Two or three Evangelical Renewal Fellowship pastors have made inquiry regarding the meeting with ministry staff on May 20th. The asked whether we will address the issue of forming a "Western Jurisdictional Missionary Conference" under Par 558 of the Discipline. I have not wanted to address this issue publicly, because I've felt that bringing it up too soon might have a chilling effect on ERF unity. However, after prayer, I think now is an appropriate time to publish some of my thoughts. Let me say up front that I am not in support of such an idea, and I think that May 20th is too soon to place the idea on the agenda in talks with the ministry staff. The idea of a separate, non-geographical evangelical Annual Conference in the Western Jurisdiction is, I feel, not a good idea for the following reasons:

  1. Timing
    It takes a General Conference to establish such a Conference. The soonest this could happen is the 2000 General Conference. By then, a number of gifted younger evangelical pastors will already have left the UMC. A number of congregations will have also left. Far from impatience, this exodus reflects that these sisters and brothers have reached the breaking point where to continue within the UMC represents such a violation of their Christian conscience as to make continuation impossible. We must have rapid action. Even delay means that many will leave. Although the 2000 General Conference is the soonest a new conference could be established, most probably, a study group would be established with action delayed at least until 2004 or beyond. Again, we can't wait that long.

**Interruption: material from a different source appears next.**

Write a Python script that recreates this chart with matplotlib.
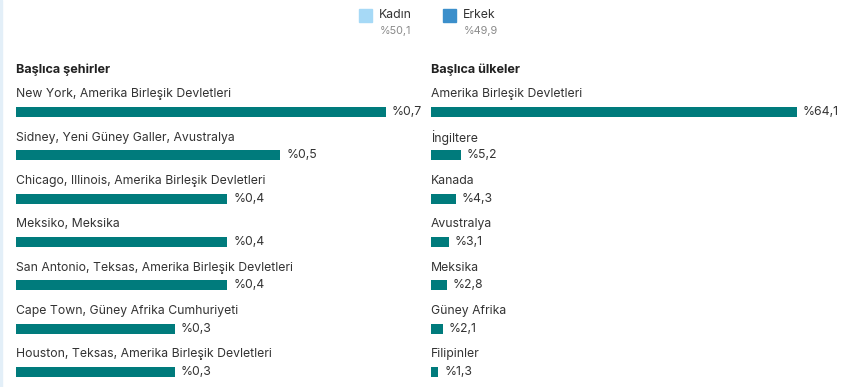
import matplotlib.pyplot as plt
from matplotlib.patches import Rectangle

plt.rcParams['font.family'] = ['Inter', 'DejaVu Sans']

gender_labels = ["Kadın", "Erkek"]
gender_share = ["%50,1", "%49,9"]
gender_colors = ["#a6d9f6", "#3b8fcb"]

cities = [
    "New York, Amerika Birleşik Devletleri",
    "Sidney, Yeni Güney Galler, Avustralya",
    "Chicago, Illinois, Amerika Birleşik Devletleri",
    "Meksiko, Meksika",
    "San Antonio, Teksas, Amerika Birleşik Devletleri",
    "Cape Town, Güney Afrika Cumhuriyeti",
    "Houston, Teksas, Amerika Birleşik Devletleri",
]
city_share = [0.7, 0.5, 0.4, 0.4, 0.4, 0.3, 0.3]

countries = [
    "Amerika Birleşik Devletleri",
    "İngiltere",
    "Kanada",
    "Avustralya",
    "Meksika",
    "Güney Afrika",
    "Filipinler",
]
country_share = [64.1, 5.2, 4.3, 3.1, 2.8, 2.1, 1.3]

W, H = 853, 387
BAR = "#007b7c"
TXT = "#333333"
PITCH = 43.3      # px between rows
Y0 = 112          # px of first bar centre

fig = plt.figure(figsize=(W / 100, H / 100), dpi=100)
fig.patches.append(Rectangle((0, 0), 2 / W, 1, transform=fig.transFigure,
                             color="#e3eff8", zorder=0))


def fmt(v):
    return "%" + f"{v:.1f}".replace(".", ",")


def panel(x_px, width_px, title, names, vals):
    top_px, bot_px = 58, H
    ax = fig.add_axes([x_px / W, 1 - bot_px / H, width_px / W, (bot_px - top_px) / H])
    ax.set_xlim(0, max(vals))
    ax.set_ylim((bot_px - Y0) / PITCH, (top_px - Y0) / PITCH)
    ax.axis("off")
    ys = range(len(vals))
    ax.barh(ys, vals, height=10 / PITCH, color=BAR, edgecolor="none")
    ax.text(0, (70 - Y0) / PITCH, title, fontsize=9.1, fontweight="bold",
            color="#222222", va="center", ha="left")
    for y, n, v in zip(ys, names, vals):
        ax.text(0, y - 17.5 / PITCH, n, fontsize=8.8, color=TXT,
                va="center", ha="left", clip_on=False)
        ax.annotate(fmt(v), (v, y), xytext=(4.3, 0), textcoords="offset points",
                    fontsize=8.8, color=TXT, va="center", ha="left")


panel(16, 370, "Başlıca şehirler", cities, city_share)
panel(431, 366, "Başlıca ülkeler", countries, country_share)

# gender legend
for i, (lab, sh, c) in enumerate(zip(gender_labels, gender_share, gender_colors)):
    x = 359 + i * 84
    fig.patches.append(Rectangle((x / W, 1 - 22 / H), 13 / W, 13 / H,
                                 transform=fig.transFigure, color=c))
    fig.text((x + 20) / W, 1 - 15 / H, lab, fontsize=8.8, color=TXT,
             va="center", ha="left")
    fig.text((x + 21) / W, 1 - 31 / H, sh, fontsize=7.8, color="#8a8a8a",
             va="center", ha="left")

fig.savefig("out.png", dpi=100)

  2. Chances for success are slim
    Just yesterday, the Council of Bishops said no to a request for a special session of General Conference to deal with the Creech issue. This despite calls by at least two of their fellow bishops, a number of Cabinets, the Confessing Movement, Good News, and countless local churches. The Bishops hid behind the excuse that they're too busy feeding the poor children to spend money on such a session. Interesting argument when agencies have over millions in stock portfolios and employee loans. I think the Bishops' action is more evidence that evangelicals don't have any influence in the General Conference beyond retaining the restrictive language. It is too much a long shot to think the General Conference would establish an evangelical Annual Conference.

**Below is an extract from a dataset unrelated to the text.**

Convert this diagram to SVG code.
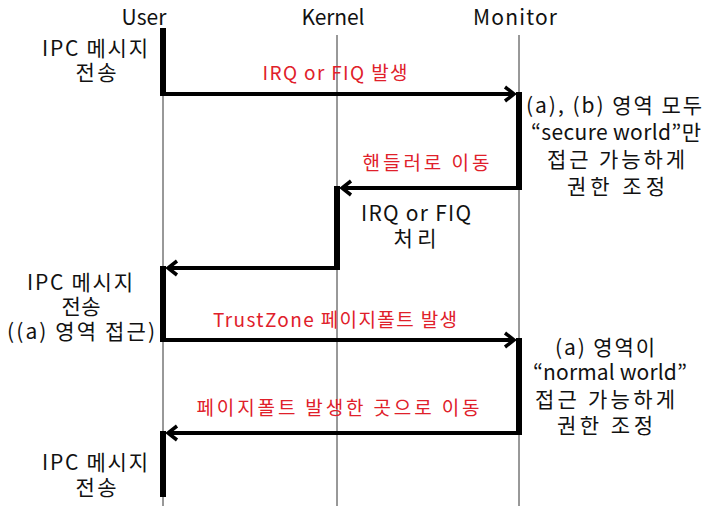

  3. We'd still be controlled by the system
    It is foolish to think that the Western Jurisdiction will choose an evangelical bishop to lead the new Conference even if it could be established. No, we will have Bishop Dew or Sano or Swenson. All have signed the letter stating their opposition to the Discipline's stand on homosexuality. If there's one thing we learned in Tulsa, it's that, though the South agrees with us theologically, they also have a very "top down" culture of control and power. I think we've seen first hand that such power ultimately is misused. Additionally, we would still be paying apportionments to support the Boards and agencies of the UMC, so many evangelical churches would begin their new Conference relationship by withholding apportionments. We would be leaving one battle and jumping into another. With the impending split in the UMC, we would only be delaying the eventual step out.

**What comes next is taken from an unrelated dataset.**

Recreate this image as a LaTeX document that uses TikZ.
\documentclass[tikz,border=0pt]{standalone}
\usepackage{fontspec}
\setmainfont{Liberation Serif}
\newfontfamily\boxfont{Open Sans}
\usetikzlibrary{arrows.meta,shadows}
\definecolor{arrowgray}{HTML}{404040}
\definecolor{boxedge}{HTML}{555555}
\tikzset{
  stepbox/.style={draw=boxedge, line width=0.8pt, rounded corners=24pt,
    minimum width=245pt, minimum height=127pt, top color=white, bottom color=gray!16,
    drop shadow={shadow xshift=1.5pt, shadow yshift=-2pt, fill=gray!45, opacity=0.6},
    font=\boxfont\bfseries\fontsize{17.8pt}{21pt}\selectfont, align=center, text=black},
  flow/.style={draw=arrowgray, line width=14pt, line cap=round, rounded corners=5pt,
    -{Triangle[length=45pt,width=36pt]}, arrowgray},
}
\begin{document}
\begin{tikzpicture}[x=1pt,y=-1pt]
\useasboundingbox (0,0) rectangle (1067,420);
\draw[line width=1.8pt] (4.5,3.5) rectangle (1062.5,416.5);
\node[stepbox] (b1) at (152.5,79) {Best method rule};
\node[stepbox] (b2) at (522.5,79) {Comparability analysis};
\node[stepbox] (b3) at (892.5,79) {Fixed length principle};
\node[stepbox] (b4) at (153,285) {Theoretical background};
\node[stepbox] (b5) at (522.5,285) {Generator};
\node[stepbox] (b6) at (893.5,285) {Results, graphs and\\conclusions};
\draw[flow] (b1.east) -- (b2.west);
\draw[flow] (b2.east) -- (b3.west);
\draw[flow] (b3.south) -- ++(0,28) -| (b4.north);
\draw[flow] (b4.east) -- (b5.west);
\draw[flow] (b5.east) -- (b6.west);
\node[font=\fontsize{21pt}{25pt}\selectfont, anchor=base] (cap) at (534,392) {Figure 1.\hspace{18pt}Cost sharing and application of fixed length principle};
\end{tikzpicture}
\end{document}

  4. Finally, and most importantly, by changing our focus this early in the process, we risk the slim chance of getting anything
    One pastor who is interested in joining an evangelical Conference recognizes that, for him, it's important that we do succeed in constructing the process we asked for in the Oakdale resolution. That way, there is a way to exit in place just in case it goes from bad to worse. We all need to join our energies to establish such a process; then we all have a chance to get what we want.

Thanks for reading such a long post. May God bless you all.